▸ **WHAT NEEDS TO BE DONE**:
Print the material below exactly as it stands, please, from its first line to the line holding "const colors = ['#4472C4', '#ED7D31'];", with no pictures.

▸ **SOURCE EXCERPT**:
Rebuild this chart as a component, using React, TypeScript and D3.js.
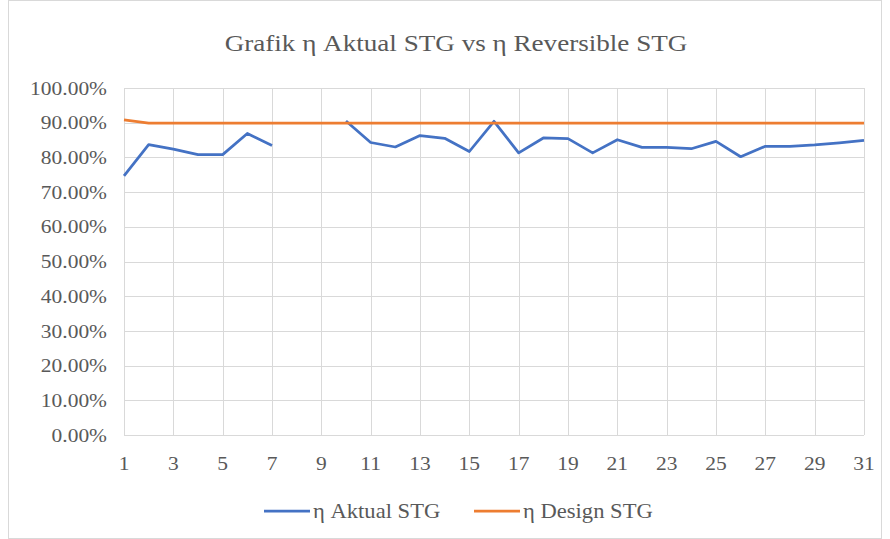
import * as d3 from 'd3';

// days 1..31
const days = d3.range(1, 32);
const aktual: (number | null)[] = [
  74.7, 83.7, 82.4, 80.8, 80.8, 86.9, 83.4, null, null, 90.5,
  84.3, 83.0, 86.3, 85.5, 81.7, 90.4, 81.3, 85.6, 85.4, 81.3,
  85.1, 82.9, 82.9, 82.5, 84.6, 80.2, 83.2, 83.2, 83.6, 84.2,
  84.9,
];
const design: number[] = [
  90.8, 89.9, 89.9, 89.9, 89.9, 89.9, 89.9, 89.9, 89.9, 89.9,
  89.9, 89.9, 89.9, 89.9, 89.9, 89.9, 89.9, 89.9, 89.9, 89.9,
  89.9, 89.9, 89.9, 89.9, 89.9, 89.9, 89.9, 89.9, 89.9, 89.9,
  89.9,
];
const yTicks = [0, 10, 20, 30, 40, 50, 60, 70, 80, 90, 100];
const xTicks = days.filter(d => d % 2 === 1);
const seriesNames = ['η Aktual STG', 'η Design STG'];
const colors = ['#4472C4', '#ED7D31'];

const W = 890;
const H = 539;
const STRETCH = 1.13; // source image is a bit wide, text looks stretched
const textColor = '#595959';
const margin = { top: 88, right: 26, bottom: 104, left: 124 };

const x = d3.scaleLinear().domain([1, 31]).range([margin.left, W - margin.right]);
const y = d3.scaleLinear().domain([0, 100]).range([H - margin.bottom, margin.top]);

const line = d3.line<number | null>()
  .defined(d => d !== null)
  .x((_, i) => x(days[i]))
  .y(d => y(d as number));

function Label({ tx, ty, size, anchor = 'start', dy = '0', children }: any) {
  return (
    <text
      transform={`translate(${tx},${ty}) scale(${STRETCH},1)`}
      dy={dy}
      textAnchor={anchor}
      fill={textColor}
      style={{ fontFamily: 'Liberation Serif', fontSize: size }}
    >
      {children}
    </text>
  );
}

export default function App() {
  const legendX = [264, 474];
  return (
    <svg width={W} height={H} style={{ position: 'absolute', left: 0, top: 0, background: 'white' }}>
      <rect x={8.5} y={0.5} width={W - 17} height={H - 1} fill="white" stroke="#d9d9d9" />

      <Label tx={456} ty={51} size={24} anchor="middle">Grafik η Aktual STG vs η Reversible STG</Label>

      <g stroke="#d9d9d9" strokeWidth={1}>
        {yTicks.map(d => (
          <line key={'h' + d} x1={x(1)} x2={x(31)} y1={Math.round(y(d)) + 0.5} y2={Math.round(y(d)) + 0.5} />
        ))}
        {xTicks.map(d => (
          <line key={'v' + d} x1={Math.round(x(d)) + 0.5} x2={Math.round(x(d)) + 0.5} y1={y(0)} y2={y(100)} />
        ))}
      </g>

      <g>
        {yTicks.map(d => (
          <Label key={d} tx={margin.left - 17} ty={y(d)} size={19} anchor="end" dy="0.35em">
            {d.toFixed(2) + '%'}
          </Label>
        ))}
      </g>
      <g>
        {xTicks.map(d => (
          <Label key={d} tx={x(d)} ty={y(0) + 28} size={19} anchor="middle" dy="0.35em">
            {String(d)}
          </Label>
        ))}
      </g>

      {[aktual, design].map((s, i) => (
        <path
          key={i}
          d={line(s) ?? ''}
          fill="none"
          stroke={colors[i]}
          strokeWidth={2.75}
          strokeLinejoin="round"
        />
      ))}

      <g>
        {seriesNames.map((name, i) => (
          <g key={name}>
            <line x1={legendX[i]} x2={legendX[i] + 46} y1={511} y2={511} stroke={colors[i]} strokeWidth={2.75} />
            <Label tx={legendX[i] + 49} ty={511} size={20} dy="0.35em">{name}</Label>
          </g>
        ))}
      </g>
    </svg>
  );
}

▸ **OUTPUT BELOW**:
Rebuild this chart as a component, using React, TypeScript and D3.js.
import * as d3 from 'd3';

// days 1..31
const days = d3.range(1, 32);
const aktual: (number | null)[] = [
  74.7, 83.7, 82.4, 80.8, 80.8, 86.9, 83.4, null, null, 90.5,
  84.3, 83.0, 86.3, 85.5, 81.7, 90.4, 81.3, 85.6, 85.4, 81.3,
  85.1, 82.9, 82.9, 82.5, 84.6, 80.2, 83.2, 83.2, 83.6, 84.2,
  84.9,
];
const design: number[] = [
  90.8, 89.9, 89.9, 89.9, 89.9, 89.9, 89.9, 89.9, 89.9, 89.9,
  89.9, 89.9, 89.9, 89.9, 89.9, 89.9, 89.9, 89.9, 89.9, 89.9,
  89.9, 89.9, 89.9, 89.9, 89.9, 89.9, 89.9, 89.9, 89.9, 89.9,
  89.9,
];
const yTicks = [0, 10, 20, 30, 40, 50, 60, 70, 80, 90, 100];
const xTicks = days.filter(d => d % 2 === 1);
const seriesNames = ['η Aktual STG', 'η Design STG'];
const colors = ['#4472C4', '#ED7D31'];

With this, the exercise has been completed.